Task prompt:
List each line of the data that holds the string "matplotlib".

-.-.-

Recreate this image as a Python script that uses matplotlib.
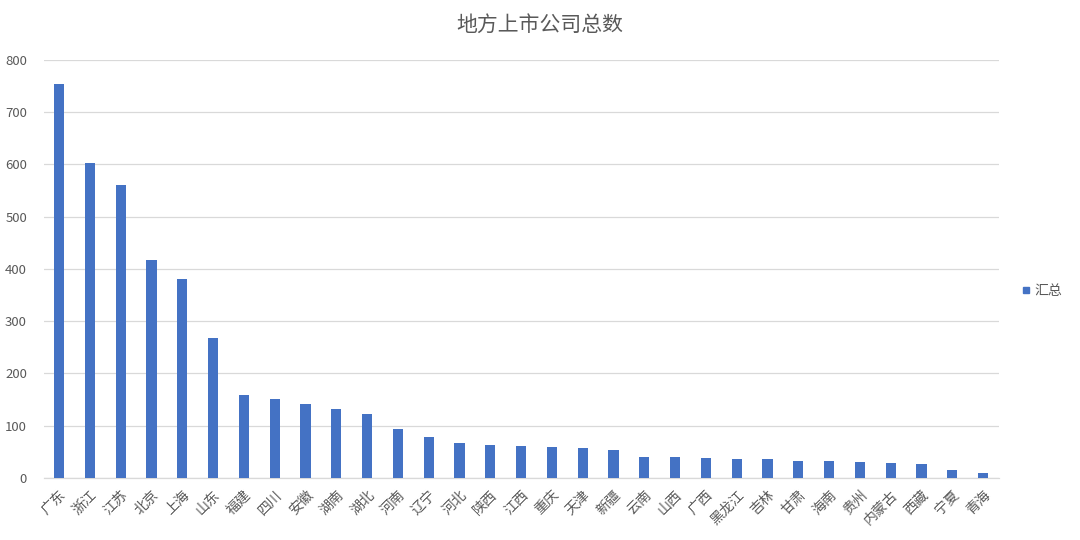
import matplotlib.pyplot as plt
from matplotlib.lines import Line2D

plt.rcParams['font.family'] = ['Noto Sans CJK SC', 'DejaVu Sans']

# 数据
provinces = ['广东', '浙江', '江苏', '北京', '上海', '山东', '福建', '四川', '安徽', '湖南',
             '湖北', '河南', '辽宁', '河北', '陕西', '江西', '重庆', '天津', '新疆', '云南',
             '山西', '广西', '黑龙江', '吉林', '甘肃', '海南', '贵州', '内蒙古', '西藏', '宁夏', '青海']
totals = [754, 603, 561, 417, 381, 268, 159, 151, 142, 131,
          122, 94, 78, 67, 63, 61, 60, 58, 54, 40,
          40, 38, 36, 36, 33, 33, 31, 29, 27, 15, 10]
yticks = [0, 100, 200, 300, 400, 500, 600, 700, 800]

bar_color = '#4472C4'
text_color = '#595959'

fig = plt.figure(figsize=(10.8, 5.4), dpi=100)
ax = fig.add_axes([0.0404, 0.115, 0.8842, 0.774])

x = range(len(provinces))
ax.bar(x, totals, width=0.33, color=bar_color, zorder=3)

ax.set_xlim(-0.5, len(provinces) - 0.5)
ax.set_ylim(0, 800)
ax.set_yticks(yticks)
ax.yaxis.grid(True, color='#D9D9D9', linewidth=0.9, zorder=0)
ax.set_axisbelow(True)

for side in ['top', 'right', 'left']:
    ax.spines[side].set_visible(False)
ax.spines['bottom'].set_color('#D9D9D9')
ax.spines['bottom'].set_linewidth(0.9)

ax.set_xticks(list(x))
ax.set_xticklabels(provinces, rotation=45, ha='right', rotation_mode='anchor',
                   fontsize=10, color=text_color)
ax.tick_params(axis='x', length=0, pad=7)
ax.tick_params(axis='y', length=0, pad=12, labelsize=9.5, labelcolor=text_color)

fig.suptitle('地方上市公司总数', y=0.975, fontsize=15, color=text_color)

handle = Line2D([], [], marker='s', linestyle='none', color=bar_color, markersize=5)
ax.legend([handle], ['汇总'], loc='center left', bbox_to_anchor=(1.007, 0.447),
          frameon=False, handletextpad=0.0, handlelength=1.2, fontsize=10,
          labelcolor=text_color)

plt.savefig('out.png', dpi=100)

-.-.-

Finished exercise:
Recreate this image as a Python script that uses matplotlib.
import matplotlib.pyplot as plt
from matplotlib.lines import Line2D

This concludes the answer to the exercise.